■ What you are asked to do ■
Can you write out every line from the start of the records below through the line containing "from matplotlib.patches import Rectangle", leaving out any pictures?

■ Listing ■
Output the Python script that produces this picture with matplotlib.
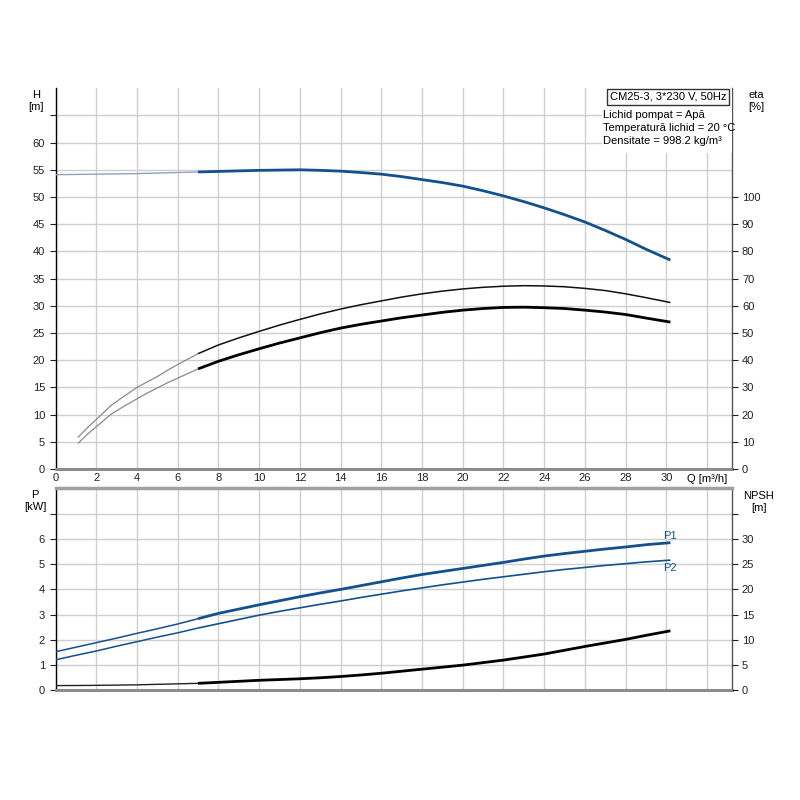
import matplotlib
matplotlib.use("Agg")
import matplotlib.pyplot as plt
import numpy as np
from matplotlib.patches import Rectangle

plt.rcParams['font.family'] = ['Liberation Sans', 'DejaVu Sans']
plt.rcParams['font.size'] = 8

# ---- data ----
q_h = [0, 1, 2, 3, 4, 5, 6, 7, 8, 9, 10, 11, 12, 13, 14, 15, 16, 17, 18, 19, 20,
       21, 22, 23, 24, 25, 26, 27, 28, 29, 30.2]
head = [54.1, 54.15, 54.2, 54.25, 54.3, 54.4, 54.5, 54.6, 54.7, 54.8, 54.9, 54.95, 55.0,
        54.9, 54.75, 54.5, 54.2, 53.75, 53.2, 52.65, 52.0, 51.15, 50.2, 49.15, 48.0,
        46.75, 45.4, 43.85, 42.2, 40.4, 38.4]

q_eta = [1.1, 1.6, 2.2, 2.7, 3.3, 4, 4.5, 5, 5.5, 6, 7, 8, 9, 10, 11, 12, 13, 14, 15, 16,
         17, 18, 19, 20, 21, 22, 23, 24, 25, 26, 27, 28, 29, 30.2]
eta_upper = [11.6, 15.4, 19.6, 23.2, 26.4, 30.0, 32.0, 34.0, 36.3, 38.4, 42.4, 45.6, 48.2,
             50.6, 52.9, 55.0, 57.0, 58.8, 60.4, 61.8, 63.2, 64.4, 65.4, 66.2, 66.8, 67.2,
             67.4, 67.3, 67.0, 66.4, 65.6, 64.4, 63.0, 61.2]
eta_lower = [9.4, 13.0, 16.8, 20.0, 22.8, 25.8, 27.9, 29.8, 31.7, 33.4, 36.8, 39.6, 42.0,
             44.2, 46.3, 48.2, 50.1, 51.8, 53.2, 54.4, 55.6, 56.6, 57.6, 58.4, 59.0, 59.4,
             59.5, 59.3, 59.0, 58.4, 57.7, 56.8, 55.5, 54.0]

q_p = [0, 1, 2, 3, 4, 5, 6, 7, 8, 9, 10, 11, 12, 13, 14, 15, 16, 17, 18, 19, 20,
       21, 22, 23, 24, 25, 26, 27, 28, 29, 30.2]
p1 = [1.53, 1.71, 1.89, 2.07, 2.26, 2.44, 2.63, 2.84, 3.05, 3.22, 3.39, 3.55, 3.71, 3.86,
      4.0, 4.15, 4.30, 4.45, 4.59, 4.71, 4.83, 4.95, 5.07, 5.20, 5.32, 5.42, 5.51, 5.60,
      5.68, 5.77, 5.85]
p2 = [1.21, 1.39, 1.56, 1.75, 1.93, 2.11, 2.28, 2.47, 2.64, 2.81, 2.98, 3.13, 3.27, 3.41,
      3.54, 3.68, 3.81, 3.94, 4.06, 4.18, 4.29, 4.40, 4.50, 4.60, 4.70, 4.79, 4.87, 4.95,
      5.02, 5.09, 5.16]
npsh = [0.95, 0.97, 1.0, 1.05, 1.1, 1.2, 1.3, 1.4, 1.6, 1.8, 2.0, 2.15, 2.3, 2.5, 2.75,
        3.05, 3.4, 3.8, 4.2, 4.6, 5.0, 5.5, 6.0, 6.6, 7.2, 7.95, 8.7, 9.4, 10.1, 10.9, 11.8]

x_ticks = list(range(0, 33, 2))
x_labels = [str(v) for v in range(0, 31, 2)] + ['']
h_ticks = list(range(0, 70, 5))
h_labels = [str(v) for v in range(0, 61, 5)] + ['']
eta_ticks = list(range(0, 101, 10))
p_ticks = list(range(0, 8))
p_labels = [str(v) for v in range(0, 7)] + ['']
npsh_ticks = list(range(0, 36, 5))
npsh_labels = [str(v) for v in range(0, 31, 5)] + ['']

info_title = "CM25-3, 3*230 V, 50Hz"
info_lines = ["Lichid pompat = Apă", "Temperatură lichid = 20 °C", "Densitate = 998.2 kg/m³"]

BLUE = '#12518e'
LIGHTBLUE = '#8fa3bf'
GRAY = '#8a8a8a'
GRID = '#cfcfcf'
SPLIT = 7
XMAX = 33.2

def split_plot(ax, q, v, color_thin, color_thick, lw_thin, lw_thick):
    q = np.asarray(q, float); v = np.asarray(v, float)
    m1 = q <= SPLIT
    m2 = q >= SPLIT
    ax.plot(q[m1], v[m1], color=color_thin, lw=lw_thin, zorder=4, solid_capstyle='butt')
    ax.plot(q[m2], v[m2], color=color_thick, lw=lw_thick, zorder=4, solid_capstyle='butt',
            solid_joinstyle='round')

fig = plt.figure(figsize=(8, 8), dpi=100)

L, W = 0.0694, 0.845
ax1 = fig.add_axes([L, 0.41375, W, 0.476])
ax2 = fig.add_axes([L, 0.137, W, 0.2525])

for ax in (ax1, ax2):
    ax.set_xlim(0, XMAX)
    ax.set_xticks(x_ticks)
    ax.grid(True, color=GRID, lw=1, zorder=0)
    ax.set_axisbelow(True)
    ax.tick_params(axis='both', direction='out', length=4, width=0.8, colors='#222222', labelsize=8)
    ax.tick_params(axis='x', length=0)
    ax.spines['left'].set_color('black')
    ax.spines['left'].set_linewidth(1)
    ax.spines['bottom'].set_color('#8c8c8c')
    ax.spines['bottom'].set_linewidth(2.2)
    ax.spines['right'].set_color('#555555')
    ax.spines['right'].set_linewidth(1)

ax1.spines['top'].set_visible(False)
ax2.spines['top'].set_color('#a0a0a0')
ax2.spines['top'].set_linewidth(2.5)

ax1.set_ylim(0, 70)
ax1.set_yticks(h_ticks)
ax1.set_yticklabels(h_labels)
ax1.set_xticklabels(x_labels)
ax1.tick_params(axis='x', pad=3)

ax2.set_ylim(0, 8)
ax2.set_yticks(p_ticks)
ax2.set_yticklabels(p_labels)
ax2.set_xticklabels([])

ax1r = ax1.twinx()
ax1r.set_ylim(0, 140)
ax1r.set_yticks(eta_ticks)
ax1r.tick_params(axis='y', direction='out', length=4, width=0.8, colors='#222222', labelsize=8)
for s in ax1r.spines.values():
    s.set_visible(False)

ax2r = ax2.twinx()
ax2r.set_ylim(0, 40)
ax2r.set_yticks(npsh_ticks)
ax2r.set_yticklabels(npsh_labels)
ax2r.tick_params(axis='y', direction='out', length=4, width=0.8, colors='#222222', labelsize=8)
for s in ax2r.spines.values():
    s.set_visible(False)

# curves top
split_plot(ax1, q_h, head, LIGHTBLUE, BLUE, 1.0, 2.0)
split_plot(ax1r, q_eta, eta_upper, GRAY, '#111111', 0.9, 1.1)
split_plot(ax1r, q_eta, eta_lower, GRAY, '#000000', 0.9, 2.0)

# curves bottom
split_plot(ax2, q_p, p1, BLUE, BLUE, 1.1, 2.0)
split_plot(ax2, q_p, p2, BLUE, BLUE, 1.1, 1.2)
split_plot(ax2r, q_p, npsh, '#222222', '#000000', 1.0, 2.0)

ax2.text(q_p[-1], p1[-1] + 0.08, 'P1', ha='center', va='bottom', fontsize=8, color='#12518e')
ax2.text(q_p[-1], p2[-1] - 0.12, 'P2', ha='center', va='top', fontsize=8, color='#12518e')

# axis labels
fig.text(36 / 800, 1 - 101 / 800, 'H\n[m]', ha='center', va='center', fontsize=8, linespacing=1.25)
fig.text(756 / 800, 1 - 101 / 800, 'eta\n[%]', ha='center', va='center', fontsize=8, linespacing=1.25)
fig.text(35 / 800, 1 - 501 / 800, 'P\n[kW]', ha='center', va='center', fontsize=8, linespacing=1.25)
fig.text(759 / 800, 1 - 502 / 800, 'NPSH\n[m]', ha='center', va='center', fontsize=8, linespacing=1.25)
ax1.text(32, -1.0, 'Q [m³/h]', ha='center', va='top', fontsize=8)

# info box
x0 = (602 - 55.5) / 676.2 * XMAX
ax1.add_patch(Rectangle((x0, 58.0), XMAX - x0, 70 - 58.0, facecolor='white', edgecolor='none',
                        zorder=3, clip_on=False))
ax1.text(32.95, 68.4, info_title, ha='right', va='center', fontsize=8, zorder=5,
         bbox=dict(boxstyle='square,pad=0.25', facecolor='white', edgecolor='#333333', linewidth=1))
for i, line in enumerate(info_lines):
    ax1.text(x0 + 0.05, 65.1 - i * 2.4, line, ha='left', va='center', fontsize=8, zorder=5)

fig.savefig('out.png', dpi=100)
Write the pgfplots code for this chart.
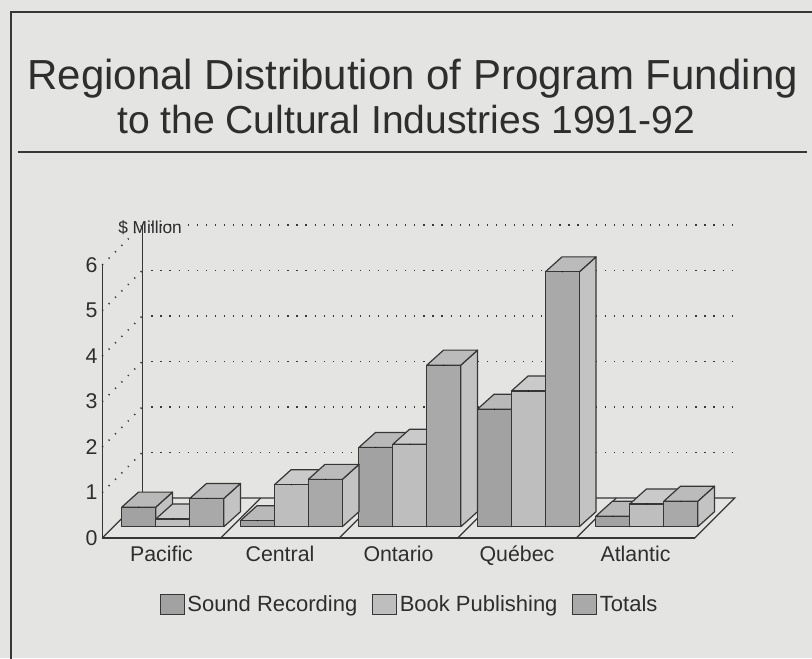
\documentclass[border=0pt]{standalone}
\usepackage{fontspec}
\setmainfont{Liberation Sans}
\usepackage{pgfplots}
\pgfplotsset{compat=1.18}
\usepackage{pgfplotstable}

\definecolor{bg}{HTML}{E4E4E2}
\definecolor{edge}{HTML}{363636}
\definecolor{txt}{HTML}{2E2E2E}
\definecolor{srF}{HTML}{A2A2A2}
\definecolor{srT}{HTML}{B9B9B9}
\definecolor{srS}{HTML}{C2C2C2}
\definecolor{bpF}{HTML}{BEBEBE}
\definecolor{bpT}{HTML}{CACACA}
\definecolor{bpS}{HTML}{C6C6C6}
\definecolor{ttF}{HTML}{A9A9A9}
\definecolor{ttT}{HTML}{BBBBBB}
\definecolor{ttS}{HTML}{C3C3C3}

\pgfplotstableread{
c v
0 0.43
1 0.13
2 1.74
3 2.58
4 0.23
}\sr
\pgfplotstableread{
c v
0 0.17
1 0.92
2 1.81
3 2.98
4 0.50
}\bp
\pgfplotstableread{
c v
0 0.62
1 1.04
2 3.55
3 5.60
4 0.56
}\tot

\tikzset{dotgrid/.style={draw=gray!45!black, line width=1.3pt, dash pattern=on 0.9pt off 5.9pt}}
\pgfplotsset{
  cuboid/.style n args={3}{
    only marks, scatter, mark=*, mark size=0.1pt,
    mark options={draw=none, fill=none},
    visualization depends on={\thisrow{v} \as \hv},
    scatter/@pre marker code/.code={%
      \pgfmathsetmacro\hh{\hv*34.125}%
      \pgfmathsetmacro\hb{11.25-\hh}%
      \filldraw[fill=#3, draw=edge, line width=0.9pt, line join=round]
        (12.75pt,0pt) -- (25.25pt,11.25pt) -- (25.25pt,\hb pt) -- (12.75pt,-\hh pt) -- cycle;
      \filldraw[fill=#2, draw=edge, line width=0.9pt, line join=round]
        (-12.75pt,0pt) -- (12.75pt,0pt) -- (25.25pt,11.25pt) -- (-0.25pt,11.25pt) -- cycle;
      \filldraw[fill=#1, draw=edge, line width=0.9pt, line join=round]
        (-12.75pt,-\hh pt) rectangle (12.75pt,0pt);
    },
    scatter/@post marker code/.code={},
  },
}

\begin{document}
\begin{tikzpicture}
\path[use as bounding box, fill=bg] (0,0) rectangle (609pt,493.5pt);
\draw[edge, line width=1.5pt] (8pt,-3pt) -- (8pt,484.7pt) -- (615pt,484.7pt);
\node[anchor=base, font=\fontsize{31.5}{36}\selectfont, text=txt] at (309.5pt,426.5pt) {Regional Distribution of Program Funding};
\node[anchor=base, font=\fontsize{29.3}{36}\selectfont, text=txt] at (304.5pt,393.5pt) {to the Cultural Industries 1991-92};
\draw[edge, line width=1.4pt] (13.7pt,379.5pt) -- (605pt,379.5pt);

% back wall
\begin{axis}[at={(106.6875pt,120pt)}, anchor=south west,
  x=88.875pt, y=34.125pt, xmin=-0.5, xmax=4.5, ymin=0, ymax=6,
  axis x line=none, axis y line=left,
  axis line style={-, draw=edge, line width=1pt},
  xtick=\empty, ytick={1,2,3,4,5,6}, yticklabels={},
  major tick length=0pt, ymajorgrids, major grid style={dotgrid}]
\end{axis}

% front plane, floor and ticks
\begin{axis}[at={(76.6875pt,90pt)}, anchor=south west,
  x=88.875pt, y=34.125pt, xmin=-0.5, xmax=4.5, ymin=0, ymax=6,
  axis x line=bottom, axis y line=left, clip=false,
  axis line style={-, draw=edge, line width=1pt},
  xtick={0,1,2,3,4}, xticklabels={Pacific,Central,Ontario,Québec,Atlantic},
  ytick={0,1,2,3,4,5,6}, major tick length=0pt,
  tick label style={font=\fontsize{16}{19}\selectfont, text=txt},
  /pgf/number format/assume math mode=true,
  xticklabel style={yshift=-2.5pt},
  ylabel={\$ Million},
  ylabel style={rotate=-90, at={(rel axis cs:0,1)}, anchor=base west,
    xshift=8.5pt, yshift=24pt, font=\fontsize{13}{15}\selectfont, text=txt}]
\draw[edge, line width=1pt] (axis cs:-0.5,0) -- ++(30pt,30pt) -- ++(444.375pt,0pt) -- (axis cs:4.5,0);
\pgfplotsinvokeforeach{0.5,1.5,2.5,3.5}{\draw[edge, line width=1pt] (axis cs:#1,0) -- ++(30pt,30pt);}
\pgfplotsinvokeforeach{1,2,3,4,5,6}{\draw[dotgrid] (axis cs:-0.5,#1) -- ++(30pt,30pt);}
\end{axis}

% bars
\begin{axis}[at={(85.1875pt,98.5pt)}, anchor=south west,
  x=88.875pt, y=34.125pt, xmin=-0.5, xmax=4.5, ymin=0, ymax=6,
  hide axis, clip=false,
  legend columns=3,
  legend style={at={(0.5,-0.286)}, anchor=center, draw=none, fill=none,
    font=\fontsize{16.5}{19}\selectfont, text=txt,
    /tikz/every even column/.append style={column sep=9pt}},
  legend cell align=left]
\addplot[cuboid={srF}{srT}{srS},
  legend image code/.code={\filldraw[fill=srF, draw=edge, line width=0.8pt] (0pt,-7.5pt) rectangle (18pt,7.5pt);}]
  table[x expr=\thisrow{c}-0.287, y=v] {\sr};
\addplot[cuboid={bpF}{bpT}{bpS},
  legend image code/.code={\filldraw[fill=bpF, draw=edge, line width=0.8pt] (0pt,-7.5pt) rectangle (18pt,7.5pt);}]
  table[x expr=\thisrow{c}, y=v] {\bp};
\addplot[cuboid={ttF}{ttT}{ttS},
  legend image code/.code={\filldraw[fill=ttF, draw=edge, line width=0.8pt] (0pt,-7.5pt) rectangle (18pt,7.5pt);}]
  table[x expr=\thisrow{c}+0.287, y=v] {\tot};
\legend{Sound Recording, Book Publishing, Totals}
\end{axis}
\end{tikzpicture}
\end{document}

■ Solution to this exercise ■
Output the Python script that produces this picture with matplotlib.
import matplotlib
matplotlib.use("Agg")
import matplotlib.pyplot as plt
import numpy as np
from matplotlib.patches import Rectangle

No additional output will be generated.